Founder of the Delray Bicycle Club Patrick Halliday dreamed of bringing pedicabs to Atlantic Avenue for residents and tourists to enjoy.

The alternative mode of transportation would give folks another way to get around without using a car.

The idea would involve requesting a ride via an app and indicating specific pick up and drop off locations. Halliday has received permission to do so in Boca Raton, Boynton Beach and Palm Beach County.

But a lack of support from the city’s police, fire and environmental services departments convinced commissioners that it was not the right time to implement even a pilot program to test the pedicabs.

“We are all for green, sustainable transportation modes,” said Director of Environmental Services John Morgan. “The issue here is really the footprint of our downtown. Does it lend itself to a different vehicle type, it’s already congested. There is no support for this. We don’t see how it can work here.”

Police Chief Jeff Goldman said the pedicabs will take up a lane of traffic and slow down the already standstill traffic.

“I think it will cause more issues downtown,” he said.

He said adding policing the pedicab drivers to the list of responsibilities the downtown cops already have would be over-tasking the department.

“This will ultimately fall on us,” Goldman said. “We are already dealing with stolen phones, drug calls, sober homes and now you are going to say you have to look out for pedicabs. I don’t know if I can come back to you with data in six months or a year because there is so much going on downtown.”

City Manager Neal de Jesus said city staff has concerns about even trying the program on a trial basis.

“The idea of a test or pilot is no different than implementation,” he said. “I don’t like experimenting with peoples’ lives.
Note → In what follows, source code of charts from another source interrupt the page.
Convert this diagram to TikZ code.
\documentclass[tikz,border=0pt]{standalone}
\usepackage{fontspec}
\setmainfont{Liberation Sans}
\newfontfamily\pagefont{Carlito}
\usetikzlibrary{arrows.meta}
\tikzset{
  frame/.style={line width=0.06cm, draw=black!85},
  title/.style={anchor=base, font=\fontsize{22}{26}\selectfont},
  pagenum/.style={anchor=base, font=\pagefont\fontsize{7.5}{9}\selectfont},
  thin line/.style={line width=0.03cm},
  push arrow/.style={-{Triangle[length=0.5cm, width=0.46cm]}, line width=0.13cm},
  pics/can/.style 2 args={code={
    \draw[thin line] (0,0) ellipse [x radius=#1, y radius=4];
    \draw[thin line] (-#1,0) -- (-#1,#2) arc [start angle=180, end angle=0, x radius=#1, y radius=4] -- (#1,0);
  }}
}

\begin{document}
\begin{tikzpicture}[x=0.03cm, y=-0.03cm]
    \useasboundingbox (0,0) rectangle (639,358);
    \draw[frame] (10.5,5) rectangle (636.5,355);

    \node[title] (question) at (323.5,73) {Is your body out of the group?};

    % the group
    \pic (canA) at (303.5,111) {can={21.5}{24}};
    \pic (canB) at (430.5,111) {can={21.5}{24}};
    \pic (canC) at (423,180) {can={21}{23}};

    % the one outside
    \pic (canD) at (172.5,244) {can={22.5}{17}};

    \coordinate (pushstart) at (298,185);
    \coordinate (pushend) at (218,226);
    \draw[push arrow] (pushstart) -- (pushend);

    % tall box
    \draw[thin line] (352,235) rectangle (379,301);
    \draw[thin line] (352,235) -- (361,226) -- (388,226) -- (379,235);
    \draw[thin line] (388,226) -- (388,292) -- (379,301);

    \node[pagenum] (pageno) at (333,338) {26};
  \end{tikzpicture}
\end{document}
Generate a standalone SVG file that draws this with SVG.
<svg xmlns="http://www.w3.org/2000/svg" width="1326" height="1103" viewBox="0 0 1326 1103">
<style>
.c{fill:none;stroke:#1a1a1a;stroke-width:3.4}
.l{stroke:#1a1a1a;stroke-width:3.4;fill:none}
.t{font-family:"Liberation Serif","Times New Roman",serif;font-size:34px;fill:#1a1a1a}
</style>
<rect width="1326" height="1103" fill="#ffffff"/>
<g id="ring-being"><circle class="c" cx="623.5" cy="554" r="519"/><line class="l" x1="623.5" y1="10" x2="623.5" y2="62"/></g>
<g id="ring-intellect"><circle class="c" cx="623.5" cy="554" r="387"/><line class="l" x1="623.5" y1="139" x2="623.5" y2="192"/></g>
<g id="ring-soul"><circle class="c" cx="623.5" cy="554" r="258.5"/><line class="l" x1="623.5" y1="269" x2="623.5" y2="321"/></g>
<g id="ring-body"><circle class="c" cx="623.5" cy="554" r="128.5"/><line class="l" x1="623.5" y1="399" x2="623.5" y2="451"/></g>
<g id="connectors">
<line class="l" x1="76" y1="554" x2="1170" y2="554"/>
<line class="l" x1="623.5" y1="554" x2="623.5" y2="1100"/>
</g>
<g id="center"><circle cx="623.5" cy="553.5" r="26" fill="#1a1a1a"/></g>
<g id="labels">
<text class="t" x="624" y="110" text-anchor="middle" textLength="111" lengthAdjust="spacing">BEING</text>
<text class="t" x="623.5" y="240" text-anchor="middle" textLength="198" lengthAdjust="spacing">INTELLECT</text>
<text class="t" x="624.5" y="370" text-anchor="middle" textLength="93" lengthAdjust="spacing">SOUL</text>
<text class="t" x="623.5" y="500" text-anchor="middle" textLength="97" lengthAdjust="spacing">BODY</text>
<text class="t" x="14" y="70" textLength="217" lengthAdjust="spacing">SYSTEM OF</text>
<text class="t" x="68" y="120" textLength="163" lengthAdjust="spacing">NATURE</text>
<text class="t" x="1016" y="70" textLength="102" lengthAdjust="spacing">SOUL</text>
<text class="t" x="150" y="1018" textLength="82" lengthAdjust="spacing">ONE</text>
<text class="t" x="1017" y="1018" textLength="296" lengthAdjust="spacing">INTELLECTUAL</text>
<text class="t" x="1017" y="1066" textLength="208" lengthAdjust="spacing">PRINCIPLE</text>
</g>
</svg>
You’re a passenger under the control of a driver. We believe the potential to harm someone is there.”

Off the bat, Mayor Cary Glickstein said he did not support the idea.

“What works in one city doesn’t necessarily work in another,” he said. “I don’t think we have the capacity for it and I think we are going to pay a price for it.”

Another concern raised by commissioners involved possibly opening the door to other pedicab operators by granting one permission to operate. Staff said it would be hard to eliminate other companies from requesting the same permission.

Some commissioners were more willing to give the program a chance until city staff persuaded them against it.

“I don’t think you can make the traffic on Atlantic Avenue any worse,” Commissioner Katz said. “I am open to trying it.”

Commissioner Jim Chard said he thinks the pedicabs would be an alternative way to get around not an additive way.

“I think if this is managed well it could reduce traffic problems, congestion problems, parking problems and a little bit of pollution.”

If commissioners were to consider adding pedicabs in the future, they would have to establish a permit fee, discuss what they would look like, if they would be allowed to have advertisements on them, what operators could charge passengers, if there would be designated routes and other logistics.

Ultimately, health and safety concerns convinced commissioners that it not the right time to bring the program to the city.